MATERIAL PROVIDED –
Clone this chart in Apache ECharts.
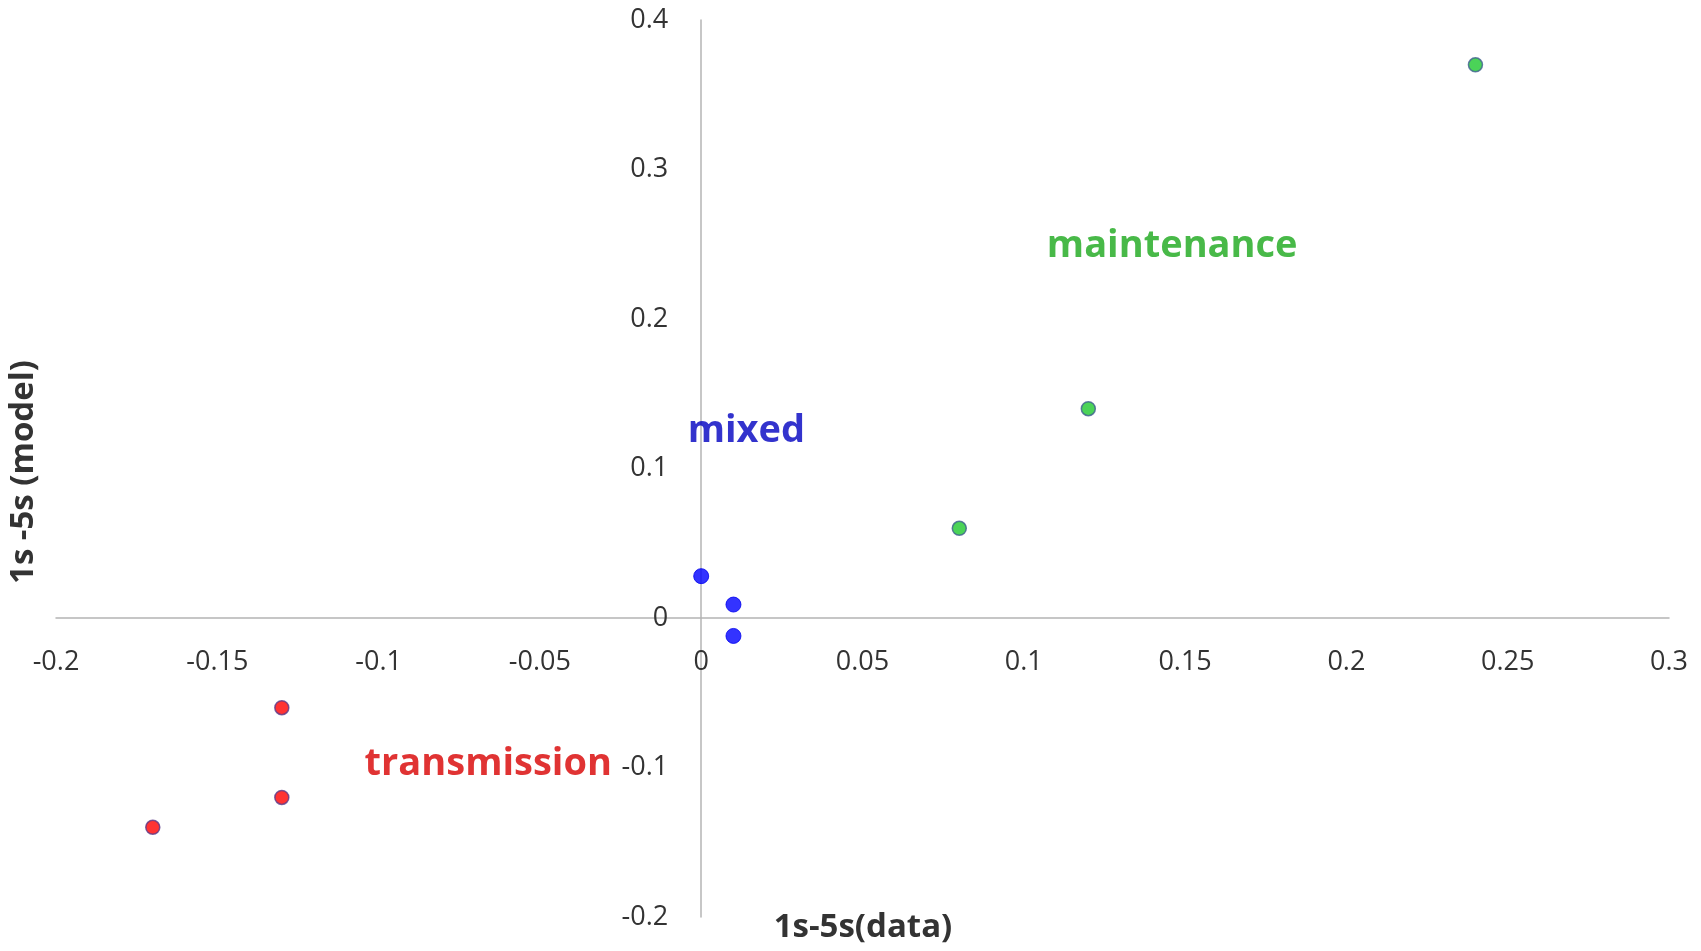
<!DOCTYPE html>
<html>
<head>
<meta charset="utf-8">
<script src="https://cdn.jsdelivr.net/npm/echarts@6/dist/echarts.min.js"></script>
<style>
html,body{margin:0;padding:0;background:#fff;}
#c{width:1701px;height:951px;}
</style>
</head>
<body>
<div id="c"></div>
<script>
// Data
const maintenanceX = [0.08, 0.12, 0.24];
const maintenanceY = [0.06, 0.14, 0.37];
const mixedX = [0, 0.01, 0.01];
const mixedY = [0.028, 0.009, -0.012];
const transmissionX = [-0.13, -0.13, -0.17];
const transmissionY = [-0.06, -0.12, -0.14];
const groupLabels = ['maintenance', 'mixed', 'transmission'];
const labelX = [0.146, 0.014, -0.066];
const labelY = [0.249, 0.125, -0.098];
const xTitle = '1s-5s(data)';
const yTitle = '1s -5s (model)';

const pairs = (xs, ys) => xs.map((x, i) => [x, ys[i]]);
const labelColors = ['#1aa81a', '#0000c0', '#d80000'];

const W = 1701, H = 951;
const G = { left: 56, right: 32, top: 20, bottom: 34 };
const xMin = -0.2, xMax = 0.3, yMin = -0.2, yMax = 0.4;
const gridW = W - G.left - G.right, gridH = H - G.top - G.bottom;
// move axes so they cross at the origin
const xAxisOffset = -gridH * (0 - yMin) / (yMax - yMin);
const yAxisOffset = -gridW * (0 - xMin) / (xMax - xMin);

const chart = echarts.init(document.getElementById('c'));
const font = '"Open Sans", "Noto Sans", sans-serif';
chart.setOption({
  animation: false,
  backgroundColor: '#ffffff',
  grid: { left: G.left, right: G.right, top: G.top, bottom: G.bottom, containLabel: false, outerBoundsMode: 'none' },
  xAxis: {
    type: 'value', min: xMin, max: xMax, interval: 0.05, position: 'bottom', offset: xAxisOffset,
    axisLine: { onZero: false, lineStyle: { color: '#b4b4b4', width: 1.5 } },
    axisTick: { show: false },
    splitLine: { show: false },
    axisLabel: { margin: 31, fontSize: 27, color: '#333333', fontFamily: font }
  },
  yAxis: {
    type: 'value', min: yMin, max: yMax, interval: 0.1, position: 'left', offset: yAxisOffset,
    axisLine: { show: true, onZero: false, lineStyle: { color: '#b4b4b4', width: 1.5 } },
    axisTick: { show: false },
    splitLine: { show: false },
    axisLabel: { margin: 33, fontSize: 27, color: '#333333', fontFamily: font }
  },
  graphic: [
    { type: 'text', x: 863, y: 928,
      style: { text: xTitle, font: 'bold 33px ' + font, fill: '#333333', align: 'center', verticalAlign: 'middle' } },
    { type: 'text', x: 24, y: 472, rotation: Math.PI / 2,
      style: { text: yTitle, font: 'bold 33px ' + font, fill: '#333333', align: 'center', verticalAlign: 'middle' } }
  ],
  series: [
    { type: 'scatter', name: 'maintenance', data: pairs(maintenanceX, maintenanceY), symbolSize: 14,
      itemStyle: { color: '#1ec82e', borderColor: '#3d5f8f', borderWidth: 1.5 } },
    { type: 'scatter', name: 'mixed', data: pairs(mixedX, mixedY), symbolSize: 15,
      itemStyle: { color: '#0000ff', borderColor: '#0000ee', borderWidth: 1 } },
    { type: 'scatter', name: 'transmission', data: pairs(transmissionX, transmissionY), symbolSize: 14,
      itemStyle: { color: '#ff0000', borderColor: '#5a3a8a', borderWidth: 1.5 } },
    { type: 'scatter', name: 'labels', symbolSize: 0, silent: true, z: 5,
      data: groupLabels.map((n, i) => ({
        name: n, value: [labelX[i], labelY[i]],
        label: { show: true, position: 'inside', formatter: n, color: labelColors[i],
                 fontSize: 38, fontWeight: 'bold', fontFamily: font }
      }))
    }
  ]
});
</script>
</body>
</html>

AIM –
Go through the material above and print all of it exactly, except the pictures.

OUTPUT –
Clone this chart in Apache ECharts.
<!DOCTYPE html>
<html>
<head>
<meta charset="utf-8">
<script src="https://cdn.jsdelivr.net/npm/echarts@6/dist/echarts.min.js"></script>
<style>
html,body{margin:0;padding:0;background:#fff;}
#c{width:1701px;height:951px;}
</style>
</head>
<body>
<div id="c"></div>
<script>
// Data
const maintenanceX = [0.08, 0.12, 0.24];
const maintenanceY = [0.06, 0.14, 0.37];
const mixedX = [0, 0.01, 0.01];
const mixedY = [0.028, 0.009, -0.012];
const transmissionX = [-0.13, -0.13, -0.17];
const transmissionY = [-0.06, -0.12, -0.14];
const groupLabels = ['maintenance', 'mixed', 'transmission'];
const labelX = [0.146, 0.014, -0.066];
const labelY = [0.249, 0.125, -0.098];
const xTitle = '1s-5s(data)';
const yTitle = '1s -5s (model)';

const pairs = (xs, ys) => xs.map((x, i) => [x, ys[i]]);
const labelColors = ['#1aa81a', '#0000c0', '#d80000'];

const W = 1701, H = 951;
const G = { left: 56, right: 32, top: 20, bottom: 34 };
const xMin = -0.2, xMax = 0.3, yMin = -0.2, yMax = 0.4;
const gridW = W - G.left - G.right, gridH = H - G.top - G.bottom;
// move axes so they cross at the origin
const xAxisOffset = -gridH * (0 - yMin) / (yMax - yMin);
const yAxisOffset = -gridW * (0 - xMin) / (xMax - xMin);

const chart = echarts.init(document.getElementById('c'));
const font = '"Open Sans", "Noto Sans", sans-serif';
chart.setOption({
  animation: false,
  backgroundColor: '#ffffff',
  grid: { left: G.left, right: G.right, top: G.top, bottom: G.bottom, containLabel: false, outerBoundsMode: 'none' },
  xAxis: {
    type: 'value', min: xMin, max: xMax, interval: 0.05, position: 'bottom', offset: xAxisOffset,
    axisLine: { onZero: false, lineStyle: { color: '#b4b4b4', width: 1.5 } },
    axisTick: { show: false },
    splitLine: { show: false },
    axisLabel: { margin: 31, fontSize: 27, color: '#333333', fontFamily: font }
  },
  yAxis: {
    type: 'value', min: yMin, max: yMax, interval: 0.1, position: 'left', offset: yAxisOffset,
    axisLine: { show: true, onZero: false, lineStyle: { color: '#b4b4b4', width: 1.5 } },
    axisTick: { show: false },
    splitLine: { show: false },
    axisLabel: { margin: 33, fontSize: 27, color: '#333333', fontFamily: font }
  },
  graphic: [
    { type: 'text', x: 863, y: 928,
      style: { text: xTitle, font: 'bold 33px ' + font, fill: '#333333', align: 'center', verticalAlign: 'middle' } },
    { type: 'text', x: 24, y: 472, rotation: Math.PI / 2,
      style: { text: yTitle, font: 'bold 33px ' + font, fill: '#333333', align: 'center', verticalAlign: 'middle' } }
  ],
  series: [
    { type: 'scatter', name: 'maintenance', data: pairs(maintenanceX, maintenanceY), symbolSize: 14,
      itemStyle: { color: '#1ec82e', borderColor: '#3d5f8f', borderWidth: 1.5 } },
    { type: 'scatter', name: 'mixed', data: pairs(mixedX, mixedY), symbolSize: 15,
      itemStyle: { color: '#0000ff', borderColor: '#0000ee', borderWidth: 1 } },
    { type: 'scatter', name: 'transmission', data: pairs(transmissionX, transmissionY), symbolSize: 14,
      itemStyle: { color: '#ff0000', borderColor: '#5a3a8a', borderWidth: 1.5 } },
    { type: 'scatter', name: 'labels', symbolSize: 0, silent: true, z: 5,
      data: groupLabels.map((n, i) => ({
        name: n, value: [labelX[i], labelY[i]],
        label: { show: true, position: 'inside', formatter: n, color: labelColors[i],
                 fontSize: 38, fontWeight: 'bold', fontFamily: font }
      }))
    }
  ]
});
</script>
</body>
</html>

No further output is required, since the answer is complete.